Objective:
Can you print the data exactly and leave out each image?

Data extract:

↓↓↓

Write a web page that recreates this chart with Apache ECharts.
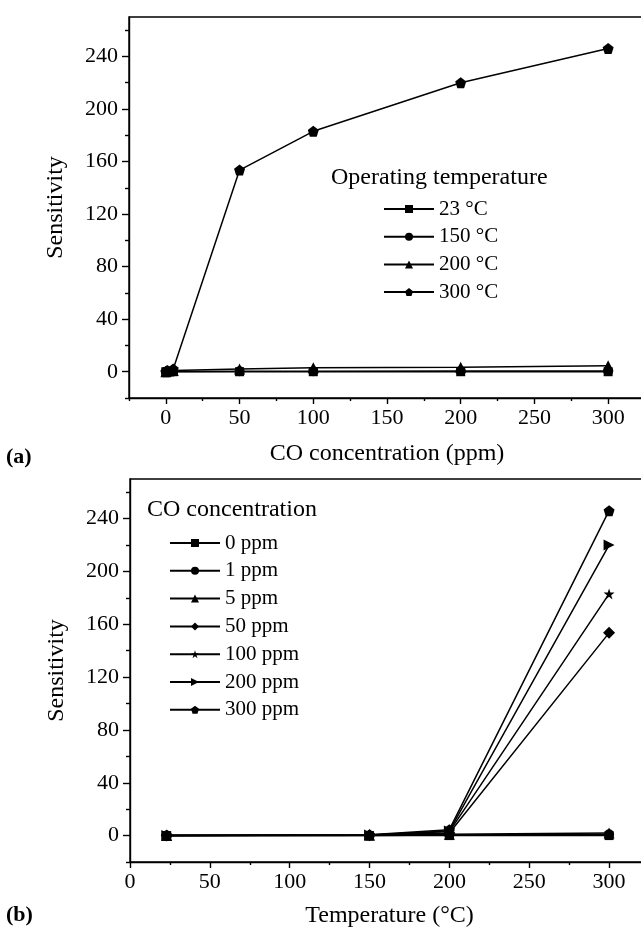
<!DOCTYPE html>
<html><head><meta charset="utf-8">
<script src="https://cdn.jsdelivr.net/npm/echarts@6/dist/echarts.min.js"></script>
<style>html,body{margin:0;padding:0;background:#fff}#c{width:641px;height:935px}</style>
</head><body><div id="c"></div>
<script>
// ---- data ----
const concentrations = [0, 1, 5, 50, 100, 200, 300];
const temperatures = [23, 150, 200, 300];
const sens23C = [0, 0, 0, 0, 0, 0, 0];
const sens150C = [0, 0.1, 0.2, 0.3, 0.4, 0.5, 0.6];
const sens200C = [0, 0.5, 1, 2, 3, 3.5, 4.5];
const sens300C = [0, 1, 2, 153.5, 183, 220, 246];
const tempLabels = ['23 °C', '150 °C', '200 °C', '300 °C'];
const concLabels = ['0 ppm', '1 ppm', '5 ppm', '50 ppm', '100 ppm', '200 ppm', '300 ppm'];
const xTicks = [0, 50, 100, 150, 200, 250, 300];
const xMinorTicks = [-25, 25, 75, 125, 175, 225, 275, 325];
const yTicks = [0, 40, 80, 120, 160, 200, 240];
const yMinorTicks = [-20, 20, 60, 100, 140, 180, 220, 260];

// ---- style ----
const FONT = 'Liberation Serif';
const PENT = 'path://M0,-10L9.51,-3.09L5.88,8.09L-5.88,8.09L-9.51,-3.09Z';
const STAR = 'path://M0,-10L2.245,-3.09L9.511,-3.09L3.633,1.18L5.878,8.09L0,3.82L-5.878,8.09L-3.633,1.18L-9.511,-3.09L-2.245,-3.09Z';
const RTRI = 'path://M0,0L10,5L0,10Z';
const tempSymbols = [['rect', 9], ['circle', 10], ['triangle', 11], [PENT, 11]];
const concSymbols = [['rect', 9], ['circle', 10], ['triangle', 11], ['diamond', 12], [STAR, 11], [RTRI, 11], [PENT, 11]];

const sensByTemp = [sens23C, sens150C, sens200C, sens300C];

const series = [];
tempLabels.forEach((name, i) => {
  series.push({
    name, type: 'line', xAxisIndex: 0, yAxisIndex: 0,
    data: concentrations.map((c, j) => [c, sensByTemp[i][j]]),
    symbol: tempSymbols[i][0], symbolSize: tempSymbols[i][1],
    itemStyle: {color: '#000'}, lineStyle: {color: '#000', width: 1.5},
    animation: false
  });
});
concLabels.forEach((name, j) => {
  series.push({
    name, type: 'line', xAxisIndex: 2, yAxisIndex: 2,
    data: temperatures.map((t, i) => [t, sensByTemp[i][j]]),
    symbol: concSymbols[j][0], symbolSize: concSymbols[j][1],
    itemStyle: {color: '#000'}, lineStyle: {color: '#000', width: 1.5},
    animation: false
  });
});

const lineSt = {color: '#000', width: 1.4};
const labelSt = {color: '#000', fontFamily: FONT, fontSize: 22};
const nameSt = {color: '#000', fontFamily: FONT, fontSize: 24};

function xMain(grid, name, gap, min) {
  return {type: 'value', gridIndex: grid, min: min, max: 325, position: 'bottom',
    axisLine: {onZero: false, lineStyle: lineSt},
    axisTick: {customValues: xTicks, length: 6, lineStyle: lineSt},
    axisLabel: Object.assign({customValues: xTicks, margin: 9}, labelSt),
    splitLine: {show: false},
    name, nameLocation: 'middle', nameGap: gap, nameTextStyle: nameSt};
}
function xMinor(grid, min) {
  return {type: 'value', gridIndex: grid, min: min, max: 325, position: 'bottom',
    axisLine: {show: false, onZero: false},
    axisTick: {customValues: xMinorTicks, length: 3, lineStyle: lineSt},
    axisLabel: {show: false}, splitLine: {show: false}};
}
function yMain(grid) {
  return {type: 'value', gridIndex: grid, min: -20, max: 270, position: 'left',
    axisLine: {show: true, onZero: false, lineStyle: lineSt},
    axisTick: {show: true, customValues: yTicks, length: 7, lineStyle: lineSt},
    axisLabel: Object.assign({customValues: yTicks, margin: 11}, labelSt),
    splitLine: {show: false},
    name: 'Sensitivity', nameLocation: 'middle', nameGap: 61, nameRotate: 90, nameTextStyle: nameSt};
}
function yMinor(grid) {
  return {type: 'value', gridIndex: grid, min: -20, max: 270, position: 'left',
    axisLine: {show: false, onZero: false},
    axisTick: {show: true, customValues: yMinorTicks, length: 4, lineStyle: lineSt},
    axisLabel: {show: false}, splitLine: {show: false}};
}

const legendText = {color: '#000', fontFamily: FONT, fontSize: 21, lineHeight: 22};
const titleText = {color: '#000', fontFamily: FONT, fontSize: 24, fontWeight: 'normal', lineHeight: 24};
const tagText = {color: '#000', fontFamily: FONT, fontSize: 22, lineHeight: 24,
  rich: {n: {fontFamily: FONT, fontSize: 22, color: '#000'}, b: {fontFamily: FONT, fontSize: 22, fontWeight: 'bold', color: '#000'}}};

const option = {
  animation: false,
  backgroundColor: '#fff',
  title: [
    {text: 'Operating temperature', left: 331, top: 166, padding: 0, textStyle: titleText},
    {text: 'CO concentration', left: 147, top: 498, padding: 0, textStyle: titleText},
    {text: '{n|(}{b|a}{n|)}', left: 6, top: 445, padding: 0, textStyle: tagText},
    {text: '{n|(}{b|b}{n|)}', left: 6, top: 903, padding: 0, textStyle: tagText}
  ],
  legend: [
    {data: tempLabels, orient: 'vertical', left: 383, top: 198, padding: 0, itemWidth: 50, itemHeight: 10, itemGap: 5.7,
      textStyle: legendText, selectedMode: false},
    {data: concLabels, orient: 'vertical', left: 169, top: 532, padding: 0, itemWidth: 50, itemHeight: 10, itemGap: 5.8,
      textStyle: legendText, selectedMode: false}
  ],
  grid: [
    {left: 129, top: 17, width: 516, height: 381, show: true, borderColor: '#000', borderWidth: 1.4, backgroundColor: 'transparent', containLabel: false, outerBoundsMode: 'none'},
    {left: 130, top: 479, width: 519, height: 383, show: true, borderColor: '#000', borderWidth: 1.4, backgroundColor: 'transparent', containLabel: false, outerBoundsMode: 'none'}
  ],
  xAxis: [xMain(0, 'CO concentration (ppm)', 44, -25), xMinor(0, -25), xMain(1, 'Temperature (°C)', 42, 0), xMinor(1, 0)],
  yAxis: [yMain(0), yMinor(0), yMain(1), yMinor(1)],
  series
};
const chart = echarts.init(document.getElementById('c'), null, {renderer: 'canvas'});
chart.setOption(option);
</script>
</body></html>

↑↑↑

Task result:
Write a web page that recreates this chart with Apache ECharts.
<!DOCTYPE html>
<html><head><meta charset="utf-8">
<script src="https://cdn.jsdelivr.net/npm/echarts@6/dist/echarts.min.js"></script>
<style>html,body{margin:0;padding:0;background:#fff}#c{width:641px;height:935px}</style>
</head><body><div id="c"></div>
<script>
// ---- data ----
const concentrations = [0, 1, 5, 50, 100, 200, 300];
const temperatures = [23, 150, 200, 300];
const sens23C = [0, 0, 0, 0, 0, 0, 0];
const sens150C = [0, 0.1, 0.2, 0.3, 0.4, 0.5, 0.6];
const sens200C = [0, 0.5, 1, 2, 3, 3.5, 4.5];
const sens300C = [0, 1, 2, 153.5, 183, 220, 246];
const tempLabels = ['23 °C', '150 °C', '200 °C', '300 °C'];
const concLabels = ['0 ppm', '1 ppm', '5 ppm', '50 ppm', '100 ppm', '200 ppm', '300 ppm'];
const xTicks = [0, 50, 100, 150, 200, 250, 300];
const xMinorTicks = [-25, 25, 75, 125, 175, 225, 275, 325];
const yTicks = [0, 40, 80, 120, 160, 200, 240];
const yMinorTicks = [-20, 20, 60, 100, 140, 180, 220, 260];

// ---- style ----
const FONT = 'Liberation Serif';
const PENT = 'path://M0,-10L9.51,-3.09L5.88,8.09L-5.88,8.09L-9.51,-3.09Z';
const STAR = 'path://M0,-10L2.245,-3.09L9.511,-3.09L3.633,1.18L5.878,8.09L0,3.82L-5.878,8.09L-3.633,1.18L-9.511,-3.09L-2.245,-3.09Z';
const RTRI = 'path://M0,0L10,5L0,10Z';
const tempSymbols = [['rect', 9], ['circle', 10], ['triangle', 11], [PENT, 11]];
const concSymbols = [['rect', 9], ['circle', 10], ['triangle', 11], ['diamond', 12], [STAR, 11], [RTRI, 11], [PENT, 11]];

const sensByTemp = [sens23C, sens150C, sens200C, sens300C];

const series = [];
tempLabels.forEach((name, i) => {
  series.push({
    name, type: 'line', xAxisIndex: 0, yAxisIndex: 0,
    data: concentrations.map((c, j) => [c, sensByTemp[i][j]]),
    symbol: tempSymbols[i][0], symbolSize: tempSymbols[i][1],
    itemStyle: {color: '#000'}, lineStyle: {color: '#000', width: 1.5},
    animation: false
  });
});
concLabels.forEach((name, j) => {
  series.push({
    name, type: 'line', xAxisIndex: 2, yAxisIndex: 2,
    data: temperatures.map((t, i) => [t, sensByTemp[i][j]]),
    symbol: concSymbols[j][0], symbolSize: concSymbols[j][1],
    itemStyle: {color: '#000'}, lineStyle: {color: '#000', width: 1.5},
    animation: false
  });
});

const lineSt = {color: '#000', width: 1.4};
const labelSt = {color: '#000', fontFamily: FONT, fontSize: 22};
const nameSt = {color: '#000', fontFamily: FONT, fontSize: 24};

function xMain(grid, name, gap, min) {
  return {type: 'value', gridIndex: grid, min: min, max: 325, position: 'bottom',
    axisLine: {onZero: false, lineStyle: lineSt},
    axisTick: {customValues: xTicks, length: 6, lineStyle: lineSt},
    axisLabel: Object.assign({customValues: xTicks, margin: 9}, labelSt),
    splitLine: {show: false},
    name, nameLocation: 'middle', nameGap: gap, nameTextStyle: nameSt};
}
function xMinor(grid, min) {
  return {type: 'value', gridIndex: grid, min: min, max: 325, position: 'bottom',
    axisLine: {show: false, onZero: false},
    axisTick: {customValues: xMinorTicks, length: 3, lineStyle: lineSt},
    axisLabel: {show: false}, splitLine: {show: false}};
}
function yMain(grid) {
  return {type: 'value', gridIndex: grid, min: -20, max: 270, position: 'left',
    axisLine: {show: true, onZero: false, lineStyle: lineSt},
    axisTick: {show: true, customValues: yTicks, length: 7, lineStyle: lineSt},
    axisLabel: Object.assign({customValues: yTicks, margin: 11}, labelSt),
    splitLine: {show: false},
    name: 'Sensitivity', nameLocation: 'middle', nameGap: 61, nameRotate: 90, nameTextStyle: nameSt};
}
function yMinor(grid) {
  return {type: 'value', gridIndex: grid, min: -20, max: 270, position: 'left',
    axisLine: {show: false, onZero: false},
    axisTick: {show: true, customValues: yMinorTicks, length: 4, lineStyle: lineSt},
    axisLabel: {show: false}, splitLine: {show: false}};
}

const legendText = {color: '#000', fontFamily: FONT, fontSize: 21, lineHeight: 22};
const titleText = {color: '#000', fontFamily: FONT, fontSize: 24, fontWeight: 'normal', lineHeight: 24};
const tagText = {color: '#000', fontFamily: FONT, fontSize: 22, lineHeight: 24,
  rich: {n: {fontFamily: FONT, fontSize: 22, color: '#000'}, b: {fontFamily: FONT, fontSize: 22, fontWeight: 'bold', color: '#000'}}};

const option = {
  animation: false,
  backgroundColor: '#fff',
  title: [
    {text: 'Operating temperature', left: 331, top: 166, padding: 0, textStyle: titleText},
    {text: 'CO concentration', left: 147, top: 498, padding: 0, textStyle: titleText},
    {text: '{n|(}{b|a}{n|)}', left: 6, top: 445, padding: 0, textStyle: tagText},
    {text: '{n|(}{b|b}{n|)}', left: 6, top: 903, padding: 0, textStyle: tagText}
  ],
  legend: [
    {data: tempLabels, orient: 'vertical', left: 383, top: 198, padding: 0, itemWidth: 50, itemHeight: 10, itemGap: 5.7,
      textStyle: legendText, selectedMode: false},
    {data: concLabels, orient: 'vertical', left: 169, top: 532, padding: 0, itemWidth: 50, itemHeight: 10, itemGap: 5.8,
      textStyle: legendText, selectedMode: false}
  ],
  grid: [
    {left: 129, top: 17, width: 516, height: 381, show: true, borderColor: '#000', borderWidth: 1.4, backgroundColor: 'transparent', containLabel: false, outerBoundsMode: 'none'},
    {left: 130, top: 479, width: 519, height: 383, show: true, borderColor: '#000', borderWidth: 1.4, backgroundColor: 'transparent', containLabel: false, outerBoundsMode: 'none'}
  ],
  xAxis: [xMain(0, 'CO concentration (ppm)', 44, -25), xMinor(0, -25), xMain(1, 'Temperature (°C)', 42, 0), xMinor(1, 0)],
  yAxis: [yMain(0), yMinor(0), yMain(1), yMinor(1)],
  series
};
const chart = echarts.init(document.getElementById('c'), null, {renderer: 'canvas'});
chart.setOption(option);
</script>
</body></html>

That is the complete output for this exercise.